(Plotting code records)
▼
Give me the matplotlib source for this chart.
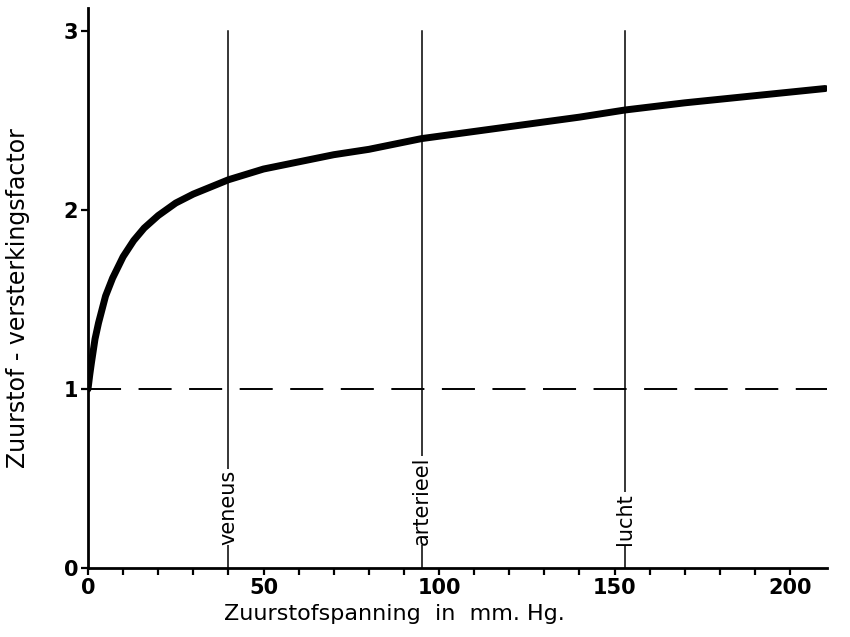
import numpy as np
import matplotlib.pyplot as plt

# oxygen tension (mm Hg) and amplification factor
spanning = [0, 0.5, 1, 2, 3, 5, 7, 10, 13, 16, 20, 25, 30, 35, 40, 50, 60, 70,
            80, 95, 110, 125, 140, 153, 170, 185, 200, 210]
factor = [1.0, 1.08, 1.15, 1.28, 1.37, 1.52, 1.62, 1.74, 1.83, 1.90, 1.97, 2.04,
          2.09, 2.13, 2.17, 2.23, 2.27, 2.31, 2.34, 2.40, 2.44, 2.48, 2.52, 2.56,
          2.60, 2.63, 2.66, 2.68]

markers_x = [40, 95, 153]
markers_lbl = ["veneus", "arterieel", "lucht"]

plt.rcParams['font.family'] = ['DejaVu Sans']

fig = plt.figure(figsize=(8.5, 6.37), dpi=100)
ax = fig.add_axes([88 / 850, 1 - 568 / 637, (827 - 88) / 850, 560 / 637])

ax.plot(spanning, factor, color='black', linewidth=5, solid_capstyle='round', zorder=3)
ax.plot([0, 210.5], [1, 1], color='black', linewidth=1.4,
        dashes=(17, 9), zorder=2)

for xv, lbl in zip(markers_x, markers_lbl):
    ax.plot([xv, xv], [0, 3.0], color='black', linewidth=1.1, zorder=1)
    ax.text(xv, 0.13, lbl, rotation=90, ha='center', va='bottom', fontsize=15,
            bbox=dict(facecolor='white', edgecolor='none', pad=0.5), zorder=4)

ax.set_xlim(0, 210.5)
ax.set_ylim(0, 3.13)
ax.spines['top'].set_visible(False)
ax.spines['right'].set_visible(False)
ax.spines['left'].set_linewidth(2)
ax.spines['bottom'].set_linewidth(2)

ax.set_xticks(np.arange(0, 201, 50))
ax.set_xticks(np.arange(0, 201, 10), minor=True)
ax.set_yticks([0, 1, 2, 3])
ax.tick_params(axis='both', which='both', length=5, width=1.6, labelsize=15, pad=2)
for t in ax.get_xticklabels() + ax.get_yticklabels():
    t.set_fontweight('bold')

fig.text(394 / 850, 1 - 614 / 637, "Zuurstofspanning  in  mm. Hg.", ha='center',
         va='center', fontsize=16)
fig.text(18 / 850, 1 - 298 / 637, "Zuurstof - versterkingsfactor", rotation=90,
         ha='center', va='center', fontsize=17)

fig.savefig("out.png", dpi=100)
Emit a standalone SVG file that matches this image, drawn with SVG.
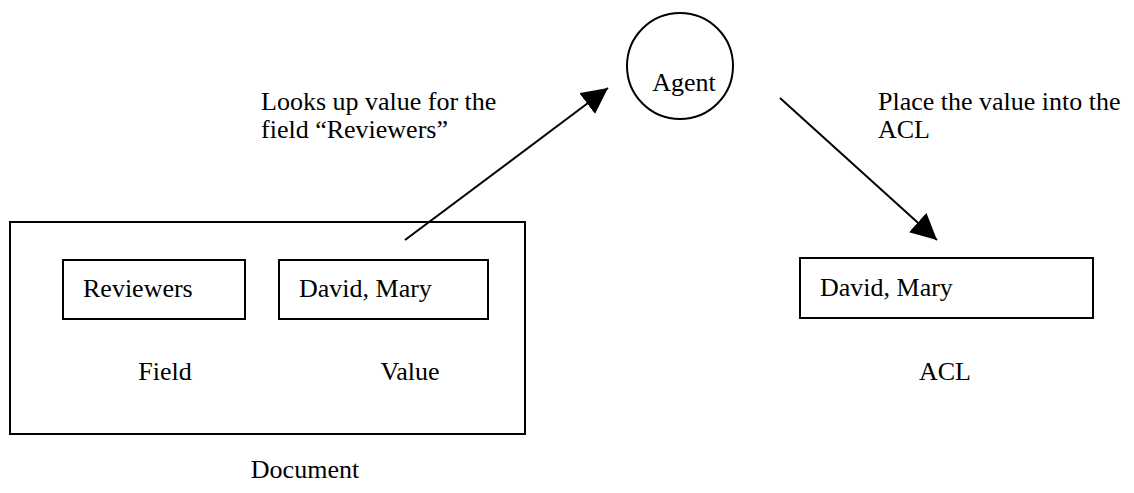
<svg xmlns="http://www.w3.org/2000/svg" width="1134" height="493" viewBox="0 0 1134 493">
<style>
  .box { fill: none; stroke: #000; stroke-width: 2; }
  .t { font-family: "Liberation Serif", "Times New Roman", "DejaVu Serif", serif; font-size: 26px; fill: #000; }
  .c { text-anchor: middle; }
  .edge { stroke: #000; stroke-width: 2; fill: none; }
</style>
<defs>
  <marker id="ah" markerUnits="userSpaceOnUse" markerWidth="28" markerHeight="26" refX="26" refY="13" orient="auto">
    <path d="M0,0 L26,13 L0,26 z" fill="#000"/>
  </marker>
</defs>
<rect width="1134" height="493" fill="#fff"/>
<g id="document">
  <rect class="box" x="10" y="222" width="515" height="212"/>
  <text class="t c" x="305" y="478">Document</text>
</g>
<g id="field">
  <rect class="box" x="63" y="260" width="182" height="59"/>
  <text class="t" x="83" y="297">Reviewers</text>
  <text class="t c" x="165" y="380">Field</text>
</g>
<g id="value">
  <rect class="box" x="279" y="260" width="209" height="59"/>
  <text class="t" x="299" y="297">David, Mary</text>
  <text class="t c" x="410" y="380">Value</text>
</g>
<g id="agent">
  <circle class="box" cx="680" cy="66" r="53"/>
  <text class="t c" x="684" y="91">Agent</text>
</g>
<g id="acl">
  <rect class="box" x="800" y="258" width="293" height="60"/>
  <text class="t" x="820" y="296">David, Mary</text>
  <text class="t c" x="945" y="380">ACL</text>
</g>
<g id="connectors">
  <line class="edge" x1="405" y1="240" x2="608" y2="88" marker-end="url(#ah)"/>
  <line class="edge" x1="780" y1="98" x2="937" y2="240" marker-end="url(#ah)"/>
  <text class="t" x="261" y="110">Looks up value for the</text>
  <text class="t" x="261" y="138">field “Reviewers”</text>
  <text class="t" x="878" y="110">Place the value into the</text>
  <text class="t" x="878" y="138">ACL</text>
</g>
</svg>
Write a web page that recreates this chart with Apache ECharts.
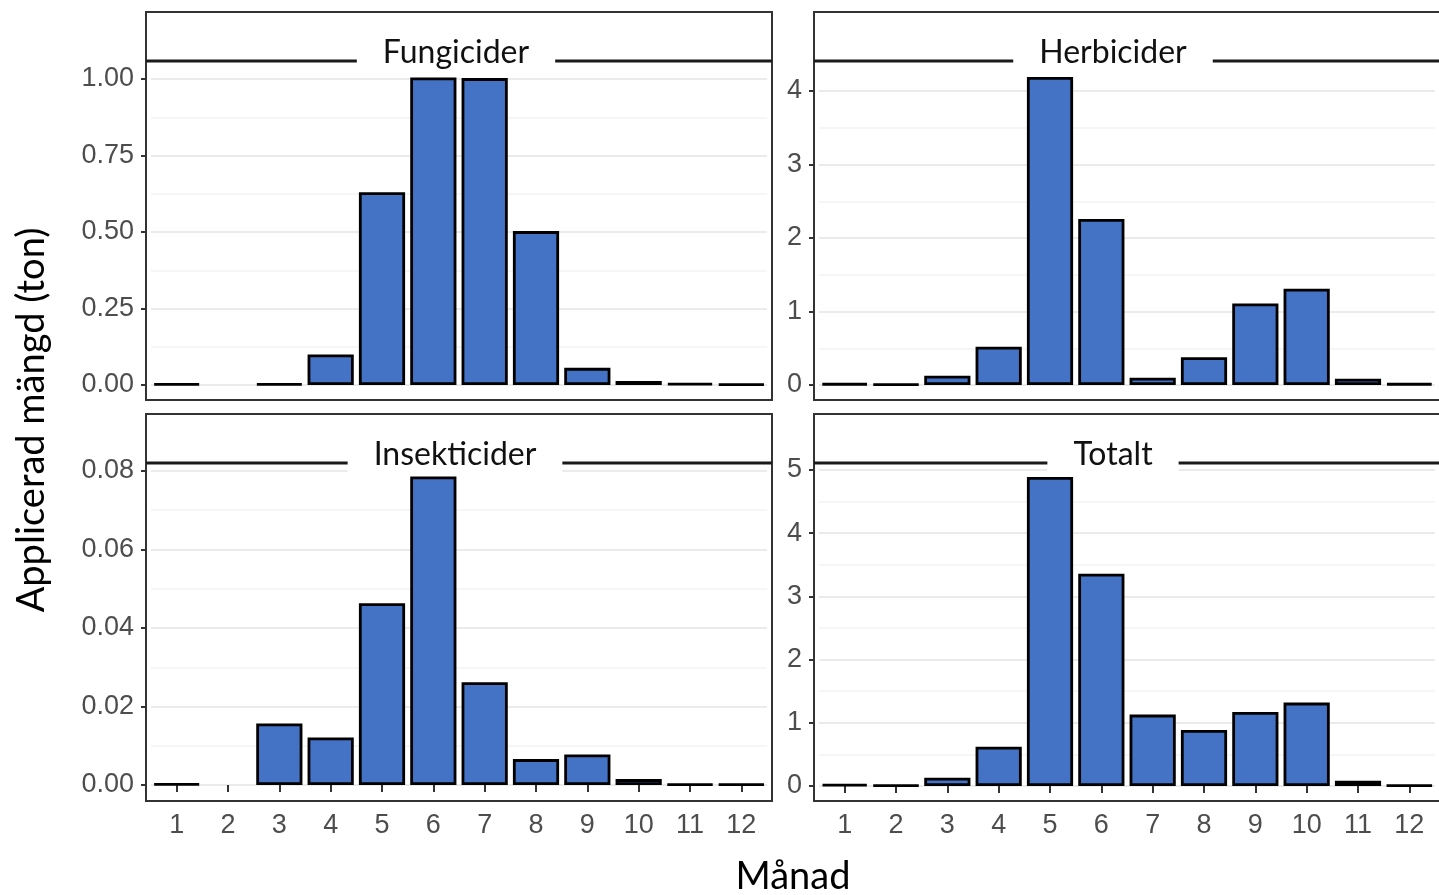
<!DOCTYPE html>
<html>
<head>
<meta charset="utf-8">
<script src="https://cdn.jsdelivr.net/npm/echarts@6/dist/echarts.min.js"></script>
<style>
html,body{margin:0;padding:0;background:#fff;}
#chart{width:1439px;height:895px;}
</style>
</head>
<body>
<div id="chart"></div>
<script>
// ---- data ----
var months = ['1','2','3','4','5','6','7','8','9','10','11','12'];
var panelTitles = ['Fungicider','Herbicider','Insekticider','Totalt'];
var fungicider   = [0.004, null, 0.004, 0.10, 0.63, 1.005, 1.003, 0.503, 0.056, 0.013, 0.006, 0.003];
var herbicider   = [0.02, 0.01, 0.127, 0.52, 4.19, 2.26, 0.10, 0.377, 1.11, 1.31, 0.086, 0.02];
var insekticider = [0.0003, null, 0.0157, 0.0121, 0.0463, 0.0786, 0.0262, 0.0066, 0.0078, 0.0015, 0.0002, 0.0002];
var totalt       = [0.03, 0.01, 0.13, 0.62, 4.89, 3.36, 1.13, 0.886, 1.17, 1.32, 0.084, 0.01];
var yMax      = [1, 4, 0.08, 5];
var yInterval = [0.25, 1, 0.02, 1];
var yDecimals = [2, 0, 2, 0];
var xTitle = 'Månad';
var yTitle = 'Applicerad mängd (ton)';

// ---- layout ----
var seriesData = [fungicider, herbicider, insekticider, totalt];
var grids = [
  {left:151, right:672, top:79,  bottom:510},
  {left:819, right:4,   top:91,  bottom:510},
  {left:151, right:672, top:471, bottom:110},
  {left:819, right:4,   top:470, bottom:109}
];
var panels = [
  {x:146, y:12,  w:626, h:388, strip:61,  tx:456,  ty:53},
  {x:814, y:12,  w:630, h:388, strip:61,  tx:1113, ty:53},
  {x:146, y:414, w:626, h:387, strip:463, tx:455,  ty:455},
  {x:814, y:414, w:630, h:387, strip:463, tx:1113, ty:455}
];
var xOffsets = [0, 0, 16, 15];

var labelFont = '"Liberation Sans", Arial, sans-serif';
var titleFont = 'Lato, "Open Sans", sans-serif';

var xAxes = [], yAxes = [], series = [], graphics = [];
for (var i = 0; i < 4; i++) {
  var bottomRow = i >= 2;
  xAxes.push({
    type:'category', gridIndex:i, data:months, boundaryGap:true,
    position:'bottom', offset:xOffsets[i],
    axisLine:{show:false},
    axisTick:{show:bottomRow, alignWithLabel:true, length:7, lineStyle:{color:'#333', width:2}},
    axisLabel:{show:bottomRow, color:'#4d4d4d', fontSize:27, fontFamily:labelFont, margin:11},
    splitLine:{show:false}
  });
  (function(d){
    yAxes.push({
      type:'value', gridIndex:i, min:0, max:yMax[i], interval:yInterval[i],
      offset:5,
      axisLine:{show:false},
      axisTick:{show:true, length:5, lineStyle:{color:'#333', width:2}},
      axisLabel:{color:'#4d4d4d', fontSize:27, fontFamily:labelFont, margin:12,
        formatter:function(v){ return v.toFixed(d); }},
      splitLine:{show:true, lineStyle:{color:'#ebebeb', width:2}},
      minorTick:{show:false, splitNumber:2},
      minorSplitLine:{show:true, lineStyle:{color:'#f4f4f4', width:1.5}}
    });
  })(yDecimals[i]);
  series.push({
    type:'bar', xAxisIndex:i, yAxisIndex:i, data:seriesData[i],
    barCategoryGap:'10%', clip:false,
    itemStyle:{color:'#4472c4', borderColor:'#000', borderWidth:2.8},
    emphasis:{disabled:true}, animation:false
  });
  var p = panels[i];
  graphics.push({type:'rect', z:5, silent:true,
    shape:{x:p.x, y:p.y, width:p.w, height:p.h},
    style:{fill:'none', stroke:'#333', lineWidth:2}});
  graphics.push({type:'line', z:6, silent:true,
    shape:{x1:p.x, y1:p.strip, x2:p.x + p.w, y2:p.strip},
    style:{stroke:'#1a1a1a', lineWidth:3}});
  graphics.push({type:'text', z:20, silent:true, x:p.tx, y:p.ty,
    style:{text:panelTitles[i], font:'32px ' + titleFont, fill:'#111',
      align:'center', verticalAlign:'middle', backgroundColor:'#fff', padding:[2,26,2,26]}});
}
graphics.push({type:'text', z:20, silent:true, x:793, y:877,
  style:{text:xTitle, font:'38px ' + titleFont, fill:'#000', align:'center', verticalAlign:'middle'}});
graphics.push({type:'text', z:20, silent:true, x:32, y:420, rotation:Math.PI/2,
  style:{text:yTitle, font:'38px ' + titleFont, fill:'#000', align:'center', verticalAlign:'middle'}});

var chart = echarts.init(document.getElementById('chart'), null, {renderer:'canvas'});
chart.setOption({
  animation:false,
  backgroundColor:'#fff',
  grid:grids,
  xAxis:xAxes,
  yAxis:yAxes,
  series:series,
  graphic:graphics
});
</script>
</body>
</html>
▲
**Problem**
Where a line in the material above holds "matplotlib", copy that line.

**Full output**
Give me the matplotlib source for this chart.
import matplotlib.pyplot as plt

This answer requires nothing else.